The ITS A DIVE research methodology has developed in three phases: acquisition, modelling, and evaluation.
For what concerns the acquisition phase, a large number of public HRTF databases from worldwide research labs have been collected and fused in order to form a unique large set of acoustic measurements (>400 human subjects). In addition to the organization and use of these public datasets, most resources in this phase have been allocated to the collection of a new dataset of custom acoustic measurements, named the Viking HRTF dataset, in collaboration with the University of Iceland. This dataset includes full-sphere HRTFs measured on a dense spatial grid with a binaural mannequin with different artificial pinnae attached. Anthropometric data have been either collected from pre-processing of public databases or obtained with new measurements on 2D or 3D anatomical data (e.g. ear pictures, head meshes). In particular, new features related to the shape of the ear have been automatically extracted from 3D head/ear meshes, such as depth maps, edge maps – i.e. 2D representations of the most prominent pinna edges, and reflection maps – i.e. selections of mesh points that theoretically produce reflections towards the ear canal entrance.
The modelling phase has focused on a blend of traditional signal processing techniques, state-of-the-art machine learning algorithms tuned to both global and local characteristics of HRTFs, and physically inspired models of sound propagation within the ear. Each structural component has been analyzed through ad-hoc signal processing algorithms; this has been possible because some of the collected HRTF databases contain partial responses of head-only or earless mannequins. Then, since HRTFs are by design subject to high dimensionality issues due to the wide range of predictors, adequate dimensionality reduction and/or feature extraction techniques have been applied to partial HRTF data in order to obtain compact representations to be correlated to anthropometric data. Finally, the most adequate machine learning techniques, including state-of-the-art deep learning algorithms, have been applied to yield the model that better meets speed, interpretability, and accuracy requirements. This procedure has allowed the design of a complete structural HRTF model combining measured, synthesized, and selected components.
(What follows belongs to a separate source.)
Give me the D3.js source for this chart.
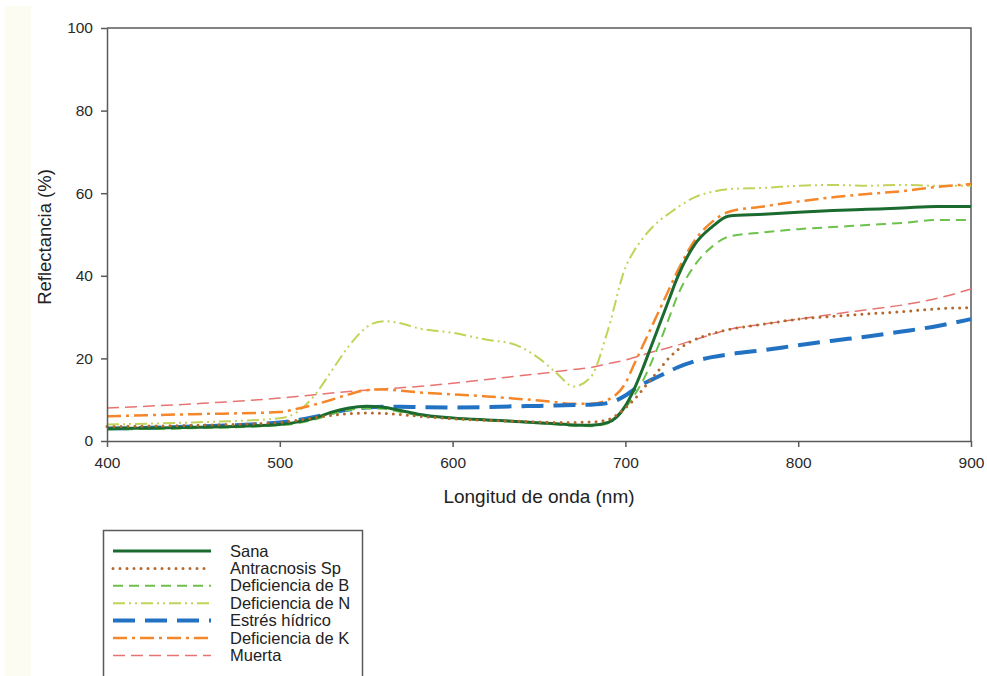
<!DOCTYPE html>
<meta charset="utf-8">
<style>
  body { margin: 0; background: #fff; }
  svg text { font-family: "Liberation Sans", Arial, sans-serif; }
  .axis path, .axis line { stroke: #5a5a5a; stroke-width: 1.5px; }
  .axis text { fill: #2a2a2a; }
</style>
<body>
<div id="chart"></div>
<script src="https://d3js.org/d3.v7.min.js"></script>
<script>
  const width = 987, height = 676;

  // wavelength grid (nm)
  const wavelengths = [400,450,500,510,520,530,540,550,560,570,580,600,620,635,650,660,670,680,690,700,705,710,715,720,725,730,740,750,760,780,800,820,840,860,880,900];

  const sana =        [3.0,3.3,4.0,4.6,5.5,7.0,8.0,8.4,8.2,7.4,6.5,5.6,5.1,4.8,4.4,4.2,3.9,3.8,4.5,8.5,12.5,17.5,23.0,28.5,34.0,39.5,47.5,51.8,54.5,54.9,55.4,55.8,56.1,56.4,56.8,56.8];
  const antracnosis = [3.5,3.8,4.5,5.0,5.6,6.2,6.6,6.8,6.7,6.4,6.0,5.4,5.0,4.8,4.6,4.5,4.5,4.6,5.2,8.0,10.0,12.5,15.0,17.5,20.0,22.0,24.5,26.0,27.0,28.3,29.5,30.2,30.8,31.3,32.0,32.3];
  const defB =        [2.8,3.1,3.8,4.3,5.2,6.5,7.5,7.9,7.8,7.0,6.2,5.4,5.0,4.7,4.3,4.0,3.7,3.6,4.3,8.0,11.0,14.5,19.0,24.0,29.5,35.0,42.5,47.0,49.5,50.5,51.3,51.8,52.3,52.8,53.5,53.5];
  const defN =        [4.0,4.5,5.5,7.0,11.0,17.0,23.0,27.5,29.0,28.5,27.3,26.2,24.5,23.5,20.0,16.5,13.2,15.5,27.0,42.0,46.0,49.0,51.5,53.5,55.0,56.5,59.0,60.3,61.0,61.3,61.8,62.0,61.8,62.0,61.8,61.8];
  const estres =      [3.0,3.5,4.5,5.0,5.8,6.8,7.6,8.1,8.3,8.3,8.2,8.1,8.2,8.4,8.5,8.6,8.7,8.8,9.2,11.0,12.5,13.8,14.8,15.8,16.8,17.8,19.3,20.3,21.0,22.0,23.2,24.3,25.3,26.5,27.8,29.5];
  const defK =        [6.0,6.5,7.0,7.8,8.8,10.0,11.3,12.3,12.5,12.2,11.8,11.3,10.8,10.3,9.8,9.4,9.0,9.0,10.0,14.0,18.5,23.0,27.5,32.0,36.5,41.0,48.5,53.0,55.5,56.8,58.0,59.0,59.8,60.5,61.5,62.2];
  const muerta =      [8.0,9.0,10.4,10.8,11.2,11.6,12.0,12.3,12.6,12.9,13.2,14.0,14.9,15.6,16.3,16.8,17.3,17.8,18.7,19.6,20.2,20.8,21.5,22.0,22.6,23.2,24.5,25.8,27.0,28.3,29.5,30.7,31.8,32.9,34.5,36.8];

  const xTicks = [400, 500, 600, 700, 800, 900];
  const yTicks = [0, 20, 40, 60, 80, 100];

  // legend order and styles
  const series = [
    {name: "Sana",               values: sana,        color: "#1b6a2f", w: 3,   dash: null,             cap: "butt"},
    {name: "Antracnosis Sp",     values: antracnosis, color: "#b5682b", w: 3,   dash: "0,7",            cap: "round"},
    {name: "Deficiencia de B",   values: defB,        color: "#6cc24a", w: 2,   dash: "10,6",           cap: "butt"},
    {name: "Deficiencia de N",   values: defN,        color: "#c3d35a", w: 2,   dash: "12,4,2,4,2,4",   cap: "butt"},
    {name: "Estrés hídrico",     values: estres,      color: "#2272c3", w: 4,   dash: "22,10",          cap: "butt"},
    {name: "Deficiencia de K",   values: defK,        color: "#f5862a", w: 2.5, dash: "14,5,3,5",       cap: "butt"},
    {name: "Muerta",             values: muerta,      color: "#e77473", w: 1.5, dash: "12,6",           cap: "butt"}
  ];
  const drawOrder = ["Muerta", "Deficiencia de N", "Deficiencia de K", "Estrés hídrico", "Deficiencia de B", "Sana", "Antracnosis Sp"];

  const svg = d3.select("#chart").append("svg")
    .attr("width", width)
    .attr("height", height);

  // faint strip on the left
  svg.append("rect")
    .attr("x", 5).attr("y", 6).attr("width", 26).attr("height", height - 6)
    .attr("fill", "#fcfcf3");

  const x = d3.scaleLinear().domain([400, 900]).range([107, 971]);
  const y = d3.scaleLinear().domain([0, 100]).range([441, 28]);

  // frame (top / right)
  svg.append("path")
    .attr("d", `M${x(400)},${y(100)}H${x(900)}V${y(0)}`)
    .attr("fill", "none")
    .attr("stroke", "#5a5a5a")
    .attr("stroke-width", 1.5);

  const line = d3.line()
    .x((d, i) => x(wavelengths[i]))
    .y(d => y(d))
    .curve(d3.curveMonotoneX);

  drawOrder.forEach(function(n) {
    const s = series.find(d => d.name === n);
    svg.append("path")
      .attr("d", line(s.values))
      .attr("fill", "none")
      .attr("stroke", s.color)
      .attr("stroke-width", s.w)
      .attr("stroke-dasharray", s.dash)
      .attr("stroke-linecap", s.cap)
      .attr("stroke-linejoin", "round");
  });

  // axes
  svg.append("g")
    .attr("class", "axis")
    .attr("transform", `translate(0,${y(0)})`)
    .call(d3.axisBottom(x).tickValues(xTicks).tickSize(6).tickPadding(10).tickSizeOuter(0));

  svg.append("g")
    .attr("class", "axis")
    .attr("transform", `translate(${x(400)},0)`)
    .call(d3.axisLeft(y).tickValues(yTicks).tickSize(6).tickPadding(8).tickSizeOuter(0));

  svg.selectAll(".axis text")
    .style("font-size", "15.5px")
    .style("font-family", "'Liberation Sans', Arial, sans-serif");

  svg.append("text")
    .attr("x", 539).attr("y", 503)
    .attr("text-anchor", "middle")
    .style("font-size", "19px")
    .attr("fill", "#222")
    .text("Longitud de onda (nm)");

  svg.append("text")
    .attr("transform", "translate(51,237) rotate(-90)")
    .attr("text-anchor", "middle")
    .style("font-size", "18.5px")
    .attr("fill", "#222")
    .text("Reflectancia (%)");

  // legend
  const legend = svg.append("g");
  legend.append("rect")
    .attr("x", 103.5).attr("y", 530.5)
    .attr("width", 259).attr("height", 170)
    .attr("fill", "#fff")
    .attr("stroke", "#5a5a5a")
    .attr("stroke-width", 1.5);

  series.forEach(function(s, i) {
    const yy = 551 + i * 17.4;
    legend.append("line")
      .attr("x1", 113).attr("x2", 211)
      .attr("y1", yy).attr("y2", yy)
      .attr("stroke", s.color)
      .attr("stroke-width", s.w)
      .attr("stroke-dasharray", s.dash)
      .attr("stroke-linecap", s.cap);
    legend.append("text")
      .attr("x", 230).attr("y", yy + 5.5)
      .style("font-size", "16.5px")
      .attr("fill", "#222")
      .text(s.name);
  });
</script>
</body>
</html>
In the evaluation phase, signal-related error metrics and auditory models have been developed to compare the customized HRTFs obtained through the developed structural model against the original measured HRTFs of a number of database subjects. Indeed, a good objective correspondence between the two sets is the basis for performing subjective tests. The HRTF models have then been integrated in a 3D game in order to perform individual tests with dynamic rendering of virtual sound sources. Collected metrics from the user tests include among others localization error, degree of externalization, and an extensive user questionnaire. The final results showed that, overall, the participants performed best in the localization task with their individualized HRTF, with an increased accuracy with respect to generic HRTFs especially in the case of expert game players.
Exploitation of the action results and dissemination to the scientific community has occurred through the release of a new database of acoustical measurements as well as the source code for the structural HRTF model, and the publication of high-quality scientific papers in international peer-reviewed scientific journals and conferences. Non-commercial exploitation of both publications and code/databases, which are expected to become solid references for researchers in 3D audio and more in general in the European Sound and Music Computing (SMC) community, is expected to lead to further research in this field and further strengthening of the position of both the researcher and the host in these research communities.